Compared to other similar bikes, Miller says the wayward uses a larger bottom bracket drop than others, which combined with a 68.3° head tube angle, should make it stable enough for bike packing, but still fun to rip around on single track. Designed around 29 x 2.8″ tires, the frame has a split seat stay to allow for belt drive use, plus adjustable vertical dropouts for tire clearance adjustment, single speed, or belt drives. The titanium frame offers a threaded bottom bracket, internal cable routing, plus all the bottle, rack, and fender mounts you may need for getting out there – or at least more than a standard bike. Sea Otter was the preview for the frame which will sell for $2250, with preorders available soon. Expect delivery mid summer.

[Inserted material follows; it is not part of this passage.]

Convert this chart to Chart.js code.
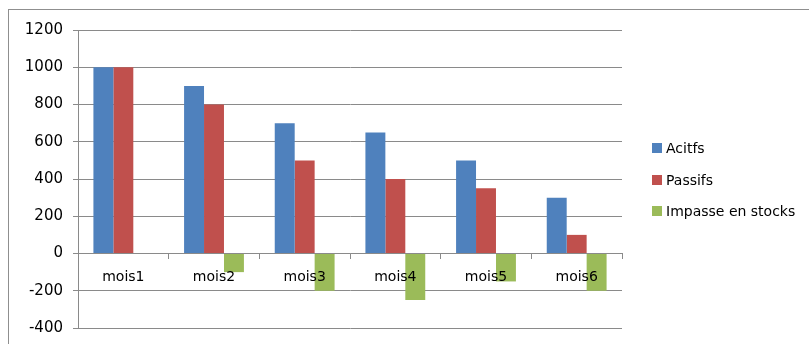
<!DOCTYPE html>
<html>
<head>
<meta charset="utf-8">
<script src="https://cdn.jsdelivr.net/npm/chart.js@4"></script>
<style>
  html, body { margin: 0; padding: 0; background: #ffffff; }
  body { width: 809px; height: 344px; position: relative; overflow: hidden; }
  #frame { position: absolute; left: 8px; top: 9px; width: 900px; height: 400px;
           border-left: 1px solid #8f8f8f; border-top: 1px solid #8f8f8f; }
  #chart { position: absolute; left: 0; top: 0; }
  #legend { position: absolute; left: 652px; top: 140px; font-family: "DejaVu Sans", sans-serif;
            font-size: 14px; color: #000; }
  .item { position: absolute; left: 0; white-space: nowrap; height: 16px; line-height: 16px; }
  .swatch { position: absolute; left: 0; top: 3px; width: 10px; height: 10px; }
  .text { position: absolute; left: 14px; top: 0; }
</style>
</head>
<body>
<div id="frame"></div>
<canvas id="chart" width="809" height="344"></canvas>
<div id="legend"></div>
<script>
// Monthly figures
const categories = ['mois1', 'mois2', 'mois3', 'mois4', 'mois5', 'mois6'];
const seriesNames = ['Acitfs', 'Passifs', 'Impasse en stocks'];
const acitfs  = [1000, 900, 700, 650, 500, 300];
const passifs = [1000, 800, 500, 400, 350, 100];
const impasse = [0, -100, -200, -250, -150, -200];
const yMin = -400, yMax = 1200, yStep = 200;

const palette = ['#4F81BD', '#C0504D', '#9BBB59'];
const gridGray = '#8a8a8a';
const fontFamily = '"DejaVu Sans", sans-serif';

const seriesValues = [acitfs, passifs, impasse];
const datasets = seriesValues.map((vals, i) => ({
  label: seriesNames[i],
  data: vals,
  backgroundColor: palette[i],
  borderWidth: 0,
  categoryPercentage: 0.66,
  barPercentage: 1.0
}));

new Chart(document.getElementById('chart'), {
  type: 'bar',
  data: { labels: categories, datasets },
  options: {
    responsive: false,
    devicePixelRatio: 1,
    animation: false,
    layout: { padding: { left: 8, top: 30, right: 187, bottom: 16 } },
    plugins: { legend: { display: false }, tooltip: { enabled: false } },
    scales: {
      x: {
        position: { y: 0 },
        offset: true,
        afterFit: (scale) => { scale.height = 0; scale.paddingTop = 0; scale.paddingBottom = 0; },
        grid: { offset: true, drawOnChartArea: false, drawTicks: true, tickLength: 5,
                color: gridGray, lineWidth: 1 },
        border: { display: true, color: gridGray, width: 1, z: 1 },
        ticks: { z: 1, color: '#000', font: { family: fontFamily, size: 14 }, padding: 10.5,
                 maxRotation: 0 }
      },
      y: {
        min: yMin,
        max: yMax,
        afterFit: (scale) => { scale.width = 70; scale.paddingTop = 0; scale.paddingBottom = 0; },
        grid: { color: gridGray, lineWidth: 1, drawTicks: true, tickLength: 5 },
        border: { display: true, color: gridGray, width: 1 },
        ticks: { stepSize: yStep, color: '#000', font: { family: fontFamily, size: 15 }, padding: 10,
                 callback: (v) => String(v) }
      }
    }
  }
});

// Legend entries, one per series
const legend = document.getElementById('legend');
seriesNames.forEach((name, i) => {
  const item = document.createElement('div');
  item.className = 'item';
  item.style.top = (i * 31.5) + 'px';
  const sw = document.createElement('span');
  sw.className = 'swatch';
  sw.style.background = palette[i];
  const tx = document.createElement('span');
  tx.className = 'text';
  tx.textContent = name;
  item.appendChild(sw);
  item.appendChild(tx);
  legend.appendChild(item);
});
</script>
</body>
</html>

The Wayward also served as a great launch platform for Terrene’s newest tire – the McFly. According to Terrene’s founder Tim Krueger, the McFly is a light, fast rolling tire with lower knob heights than their Chunk. However, it’s still available in Light and Tough casings which are both tubeless ready. Available in 27.5 x 2.8″ or 29 x 2.8″, McFlys will sell for $80 and will weigh less than Chunks, though the actual weight wasn’t yet available.

Not to be left out, Voodoo Cycles was also on hand to show off their new Cymbie. With high end product design back in the hands of the legendary Joe Murray and talented folks like Daryl Roberts, Voodoo is slowly ramping up for their re-release in the U.S. The Cymbie marks their first stab at a 29+, and by appearances only, it looks like it could be a lot of fun. The titanium frames will include a brushed finish with a decal overlay, and should initially be available in S, M, and L (15, 17, and 19″). Details are still being finalized, but the frame was shown with 29 x 3.0″ tire with a 1x drivetrain and is meant for a fork with a 542mm axle to crown length. Other details include a 69° head tube angle, estimated 439mm chainstay length, and external cable routing with the exception of internal dropper routing through the seat tube. More details on this when we get it.

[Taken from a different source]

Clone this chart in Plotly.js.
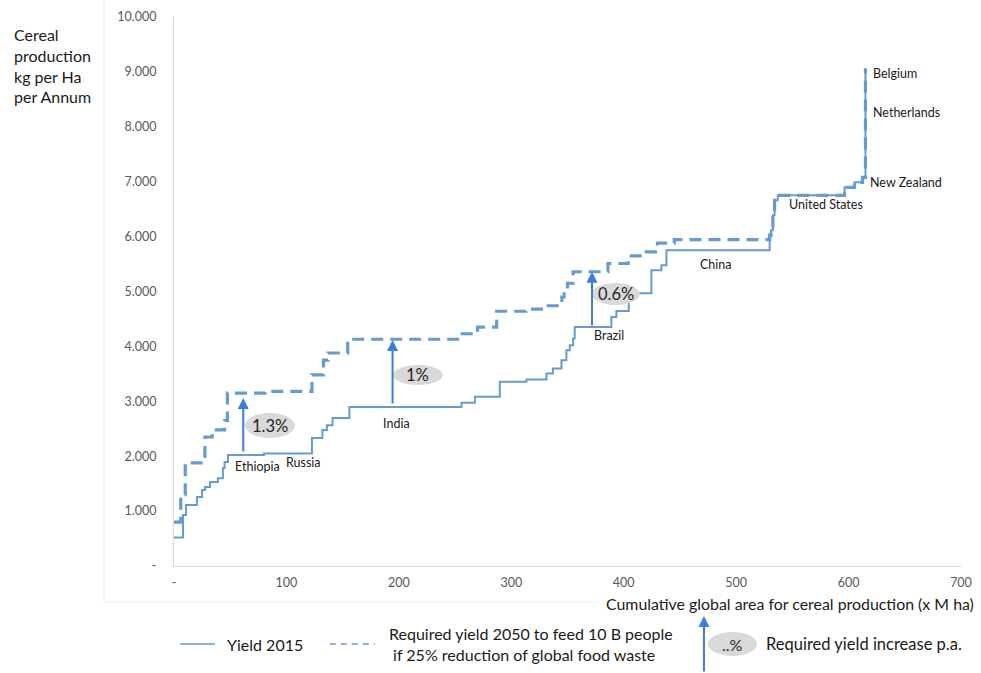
<!DOCTYPE html>
<html>
<head>
<meta charset="utf-8">
<script src="https://cdn.plot.ly/plotly-3.0.1.min.js"></script>
<style>html,body{margin:0;padding:0;background:#fff;}#chart{width:981px;height:673px;}</style>
</head>
<body>
<div id="chart"></div>
<script>
// Yield 2015 (step line): cumulative area (M ha) and yield (kg/ha)
var yieldX = [0, 8, 10.7, 20.4, 25, 27.6, 32, 39, 43.5, 45, 48, 80, 122.7, 132, 136, 141, 156, 255.7, 267.6, 289.8, 313.5, 331.3, 337, 344.6, 349, 352, 355, 356.4, 389, 393.5, 404.5, 424.6, 433.5, 438, 529.8, 531, 532.7, 534.2, 537, 596.4, 605.3, 612.4, 615];
var yieldY = [520, 930, 1110, 1256, 1383, 1438, 1529, 1600, 1784, 1893, 2020, 2050, 2330, 2475, 2566, 2694, 2894, 2972, 3082, 3355, 3398, 3507, 3598, 3749, 3931, 4022, 4144, 4355, 4537, 4646, 4969, 5387, 5478, 5751, 6024, 6115, 6388, 6661, 6752, 6898, 6989, 7080, 9064];
// Required yield 2050
var reqX = [0, 6, 10, 27.5, 34, 45, 47.5, 81, 122.7, 133, 137, 154.5, 254, 270, 287, 313, 330, 345, 347, 350, 355, 386, 404, 420, 430, 445, 529.8, 531, 532.7, 534.2, 537, 596.4, 605.3, 612.4, 615];
var reqY = [800, 1300, 1880, 2350, 2480, 2650, 3150, 3180, 3480, 3750, 3880, 4130, 4230, 4350, 4640, 4680, 4740, 4900, 5000, 5150, 5360, 5510, 5650, 5720, 5880, 5946, 6024, 6115, 6388, 6661, 6752, 6898, 6989, 7080, 9064];

var yTickVals = [0, 1000, 2000, 3000, 4000, 5000, 6000, 7000, 8000, 9000, 10000];
var yTickText = ['-', '1.000', '2.000', '3.000', '4.000', '5.000', '6.000', '7.000', '8.000', '9.000', '10.000'];
var xTickVals = [0, 100, 200, 300, 400, 500, 600, 700];
var xTickText = ['-', '100', '200', '300', '400', '500', '600', '700'];

// country labels
var countryNames = ['Ethiopia', 'Russia', 'India', 'Brazil', 'China', 'United States'];
var countryX = [74.7, 115.6, 198, 386.7, 481.8, 580];
var countryY = [1820, 1893, 2600, 4190, 5500, 6590];
var rightNames = ['New Zealand', 'Netherlands', 'Belgium'];
var rightX = [617, 619.6, 619.6];
var rightY = [6990, 8260, 8970];

// required yield increase per annum
var incLabels = ['1.3%', '1%', '0.6%'];
var incArrowX = [61.6, 194.4, 371.8];
var incFromY = [2060, 2933, 4359];
var incToY = [3060, 4116, 5360];
var incBoxX0 = [63.1, 194.7, 371.6];
var incBoxX1 = [107.6, 239.1, 414.2];
var incBoxY0 = [2331, 3297, 4754];
var incBoxY1 = [2787, 3661, 5155];

var lineColor = '#659bd2';
var arrowColor = '#3b7ddd';
var FONT = 'Lato, "Open Sans", sans-serif';

var traces = [
  {x: yieldX, y: yieldY, type: 'scatter', mode: 'lines', line: {shape: 'hv', color: lineColor, width: 2}, name: 'Yield 2015', hoverinfo: 'skip'},
  {x: reqX, y: reqY, type: 'scatter', mode: 'lines', line: {shape: 'hv', color: lineColor, width: 3.2, dash: '12px,7px'}, name: 'Required', hoverinfo: 'skip'}
];

var annotations = [];
var shapes = [];

countryNames.forEach(function (n, i) {
  annotations.push({x: countryX[i], y: countryY[i], xref: 'x', yref: 'y', text: n, showarrow: false, xanchor: 'center', yanchor: 'middle', font: {family: FONT, size: 12.5, color: '#1a1a1a'}});
});
rightNames.forEach(function (n, i) {
  annotations.push({x: rightX[i], y: rightY[i], xref: 'x', yref: 'y', text: n, showarrow: false, xanchor: 'left', yanchor: 'middle', font: {family: FONT, size: 12.5, color: '#1a1a1a'}});
});
incLabels.forEach(function (t, i) {
  shapes.push({type: 'circle', xref: 'x', yref: 'y', x0: incBoxX0[i], x1: incBoxX1[i], y0: incBoxY0[i], y1: incBoxY1[i], fillcolor: '#d9d9d9', line: {width: 0}, layer: 'above'});
  annotations.push({x: (incBoxX0[i] + incBoxX1[i]) / 2, y: (incBoxY0[i] + incBoxY1[i]) / 2, xref: 'x', yref: 'y', text: t, showarrow: false, xanchor: 'center', yanchor: 'middle', font: {family: FONT, size: 16.5, color: '#262626'}});
  annotations.push({x: incArrowX[i], y: incToY[i], ax: incArrowX[i], ay: incFromY[i], xref: 'x', yref: 'y', axref: 'x', ayref: 'y', text: '', showarrow: true, arrowhead: 2, arrowsize: 1.1, arrowwidth: 2, arrowcolor: arrowColor, standoff: 0});
});

// axis titles as free text
annotations.push({x: -0.2058, y: 0.9890, xref: 'paper', yref: 'paper', xanchor: 'left', yanchor: 'top', align: 'left', showarrow: false,
  text: 'Cereal<br>production<br>kg per Ha<br>per Annum', font: {family: FONT, size: 16, color: '#1a1a1a'}});
annotations.push({x: 0.7827, y: -0.0674, xref: 'paper', yref: 'paper', xanchor: 'center', yanchor: 'middle', showarrow: false,
  text: 'Cumulative global area for cereal production (x M ha)', font: {family: FONT, size: 15.9, color: '#1a1a1a'}});

// legend
shapes.push({type: 'line', xref: 'paper', yref: 'paper', x0: 0.0076, x1: 0.0521, y0: -0.1421, y1: -0.1421, line: {color: lineColor, width: 1.5}});
annotations.push({x: 0.0648, y: -0.1421, xref: 'paper', yref: 'paper', xanchor: 'left', yanchor: 'middle', showarrow: false, text: 'Yield 2015', font: {family: FONT, size: 16, color: '#1a1a1a'}});
shapes.push({type: 'line', xref: 'paper', yref: 'paper', x0: 0.198, x1: 0.2554, y0: -0.1421, y1: -0.1421, line: {color: lineColor, width: 1.5, dash: '6px,5px'}});
annotations.push({x: 0.271, y: -0.1421, xref: 'paper', yref: 'paper', xanchor: 'left', yanchor: 'middle', align: 'left', showarrow: false,
  text: 'Required yield 2050 to feed 10 B people<br> if 25% reduction of global food waste', font: {family: FONT, size: 16, color: '#1a1a1a'}});
shapes.push({type: 'circle', xref: 'paper', yref: 'paper', x0: 0.6785, x1: 0.7408, y0: -0.1639, y1: -0.1202, fillcolor: '#d9d9d9', line: {width: 0}});
annotations.push({x: 0.7097, y: -0.1421, xref: 'paper', yref: 'paper', xanchor: 'center', yanchor: 'middle', showarrow: false, text: '..%', font: {family: FONT, size: 16, color: '#262626'}});
annotations.push({x: 0.750, y: -0.1421, xref: 'paper', yref: 'paper', xanchor: 'left', yanchor: 'middle', showarrow: false, text: 'Required yield increase p.a.', font: {family: FONT, size: 16.5, color: '#1a1a1a'}});
annotations.push({x: 0.6734, y: -0.0911, ax: 0, ay: 57, xref: 'paper', yref: 'paper', axref: 'pixel', ayref: 'pixel', text: '', showarrow: true, arrowhead: 2, arrowsize: 1.1, arrowwidth: 2, arrowcolor: arrowColor, standoff: 0});

// faint chart-area border
shapes.push({type: 'line', xref: 'paper', yref: 'paper', x0: -0.0889, x1: 0.54, y0: -0.0656, y1: -0.0656, line: {color: '#ececec', width: 1}});
shapes.push({type: 'line', xref: 'paper', yref: 'paper', x0: -0.0889, x1: -0.0889, y0: -0.0656, y1: 1.03, line: {color: '#ececec', width: 1}});

var layout = {
  width: 981, height: 673,
  margin: {l: 174, r: 20, t: 17, b: 107, pad: 0},
  paper_bgcolor: '#ffffff', plot_bgcolor: '#ffffff',
  showlegend: false,
  font: {family: FONT, color: '#595959'},
  xaxis: {range: [0, 700], tickvals: xTickVals, ticktext: xTickText, showgrid: false, zeroline: false,
    showline: true, linecolor: '#d9d9d9', linewidth: 1, ticks: '', ticklabelstandoff: 5,
    tickfont: {family: FONT, size: 12.5, color: '#595959'}, fixedrange: true},
  yaxis: {range: [0, 10000], tickvals: yTickVals, ticktext: yTickText, showgrid: false, zeroline: false,
    showline: true, linecolor: '#d9d9d9', linewidth: 1, ticks: '', ticklabelstandoff: 14,
    tickfont: {family: FONT, size: 12.5, color: '#595959'}, fixedrange: true},
  annotations: annotations,
  shapes: shapes
};

Plotly.newPlot('chart', traces, layout, {displayModeBar: false, staticPlot: true});
</script>
</body>
</html>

  1. At this point why would anyone develop a new 29+ platform when the Trek Stache has already made it obsolete?

  2. From a design point of view it’s bad and boring because the design is oriented on parts like the fork therefore the upper tube has to be bent. So form follows then the components. Incredible for other industries i.e. automotive industry. Or do you think Porsche would shake the car body according to the shock absorbers?
    Bike industry should be able to go an component Independent way of frame design.

    • Function is form, form should always follow function. Aesthetics are unimportant, I would never want my bike’s performance compromised even a tiny amount for the sake of looks.